Совершенно ясно, что и Рузвельт и Гопкинс не имели намерений идти на опасное обострение межсоюзнических отношений и в тех случаях, когда в споре были затронуты и в самом деле важные вопросы ведения войны и послевоенного устройства. Так было при обсуждении польского вопроса в августе и сентябре 1944 г., в связи с трагедией Варшавского восстания, когда Черчилль пытался добиться от Рузвельта совместного выражения протеста в адрес Сталина, выражая возмущение английского общественного мнения отказом Сталина оказать помощь польским подпольщикам. В критике, которой Гопкинс подверг публичные заявления подобного рода, звучали аргументы, приводимые в аналогичных ситуациях и Рузвельтом: идеологические разногласия и другие серьезные конфликты не должны заслонять общих интересов перед лицом еще не добитого общего врага.

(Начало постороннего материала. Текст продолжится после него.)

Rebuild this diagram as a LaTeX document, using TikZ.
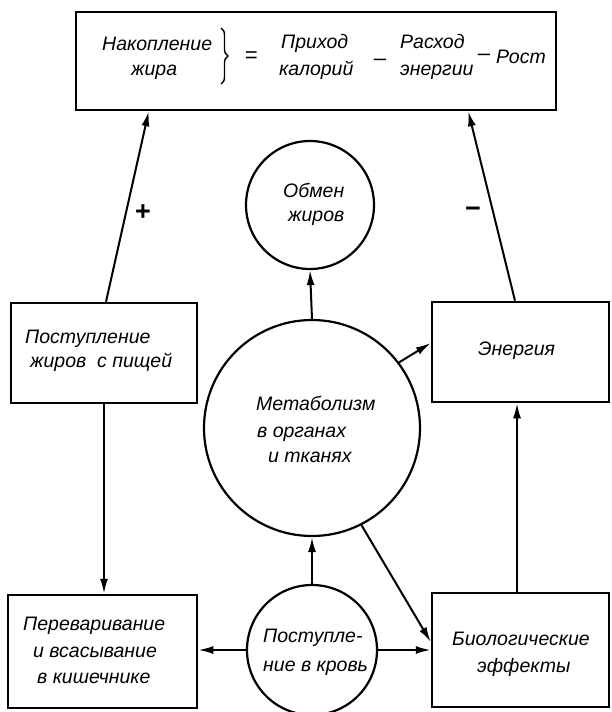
\documentclass[tikz,border=0pt]{standalone}
\usepackage{fontspec}
\setmainfont{Liberation Sans}
\usetikzlibrary{arrows.meta,decorations.pathreplacing,calc}
\begin{document}
\begin{tikzpicture}[x=1pt,y=-1pt,
  box/.style={draw, line width=2.5pt, rectangle, inner sep=0pt},
  circ/.style={draw, line width=2.2pt, circle, inner sep=0pt},
  txt/.style={anchor=base west, inner sep=0pt, font=\fontsize{19.5}{22}\selectfont\itshape},
  ttxt/.style={anchor=base west, inner sep=0pt, font=\fontsize{19.5}{22}\selectfont\itshape},
  ctxt/.style={anchor=center, inner sep=0pt, font=\fontsize{22}{24}\selectfont\itshape},
  arr/.style={line width=2pt, -{Latex[length=15pt,width=8pt]}},
  sign/.style={inner sep=0pt, font=\fontsize{27}{29}\selectfont\bfseries}]
\useasboundingbox (0,0) rectangle (612,712);
\fill[white] (0,0) rectangle (612,712);

% boxes
\node[box, minimum width=480pt, minimum height=98pt] (top) at (316,61) {};
\node[box, minimum width=186pt, minimum height=100pt] (lb) at (104,353) {};
\node[box, minimum width=177pt, minimum height=100pt] (rb) at (520.5,352) {};
\node[box, minimum width=189pt, minimum height=113pt] (blb) at (102.5,651.5) {};
\node[box, minimum width=177pt, minimum height=114pt] (brb) at (520.5,650) {};

% circles
\node[circ, minimum size=128pt] (ob) at (310,205) {};
\node[circ, minimum size=216pt] (big) at (312,428) {};
\node[circ, minimum size=130pt] (sm) at (312,650) {};

% connectors
\draw[arr] ([xshift=2pt]lb.north) -- ([xshift=74pt]top.south west);
\draw[arr] ([xshift=-5.5pt]rb.north) -- ([xshift=-89pt]top.south east);
\draw[arr] (big.north) -- (ob.south);
\draw[arr] (big.37) -- ([yshift=9pt]rb.west);
\draw[arr] (big.-63) -- ([yshift=8pt]brb.west);
\draw[arr] (sm.north) -- (big.south);
\draw[arr] (sm.west) -- (sm.west -| blb.east);
\draw[arr] (sm.east) -- (sm.east -| brb.west);
\draw[arr] (lb.south) -- (lb.south |- blb.north);
\draw[arr] ([xshift=-3.5pt]brb.north) -- ([xshift=-3.5pt]rb.south);

% signs
\node[sign] (plus) at (143,213) {+};
\node[sign] (minus) at (473,212) {−};

% top box text
\node[ttxt] (t1) at (102,50) {Накопление};
\node[ttxt] (t2) at (131,75) {жира};
\draw[line width=1.4pt, decorate, decoration={brace, amplitude=7pt}] (221,28) -- (221,84);
\node[ctxt] (eq) at (251,57) {=};
\node[ttxt] (t3) at (281,48) {Приход};
\node[ttxt] (t4) at (279,75) {калорий};
\node[ctxt] (m1) at (380,62) {–};
\node[ttxt] (t5) at (400,48) {Расход};
\node[ttxt] (t6) at (400,75) {энергии};
\node[ctxt] (m2) at (484,57) {–};
\node[ttxt] (t7) at (496,63) {Рост};

% left middle box
\node[txt] (l1) at (25,343) {Поступление};
\node[txt] (l2) at (30,367) {жиров\ \ с пищей};

% right middle box
\node[txt] (r1) at (478,355) {Энергия};

% big circle
\node[txt] (c1) at (256,410) {Метаболизм};
\node[txt] (c2) at (257,437) {в органах};
\node[txt] (c3) at (268,462) {и тканях};

% obmen circle
\node[txt] (o1) at (283,197) {Обмен};
\node[txt] (o2) at (288,221) {жиров};

% bottom left box
\node[txt] (b1) at (23,630) {Переваривание};
\node[txt] (b2) at (33,657) {и всасывание};
\node[txt] (b3) at (37,683) {в кишечнике};

% bottom right box
\node[txt] (e1) at (452,645) {Биологические};
\node[txt] (e2) at (477,672) {эффекты};

% small circle
\node[txt] (s1) at (263,642) {Поступле-};
\node[txt] (s2) at (263,671) {ние в кровь};
\end{tikzpicture}
\end{document}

Гопкинс писал: «В момент, когда в Европе и Азии разворачиваются битвы, требующие от каждого из нас отдачи всех сил для борьбы с врагом, я должен сознаться, что чрезвычайно встревожен тем оборотом, который приняли дипломатические события, сделавшие достоянием публики некоторые наши трудности» {117}. Это послание он отправил в Лондон 16 декабря 1944 г. Черчиллю, в тот самый день, когда в Вашингтон пришло известие о прорыве немцев в Арденнах, который, как признавал вставший во главе госдепартамента Э. Стеттиниус, обернулся для США «более чем только военной неудачей» {118}.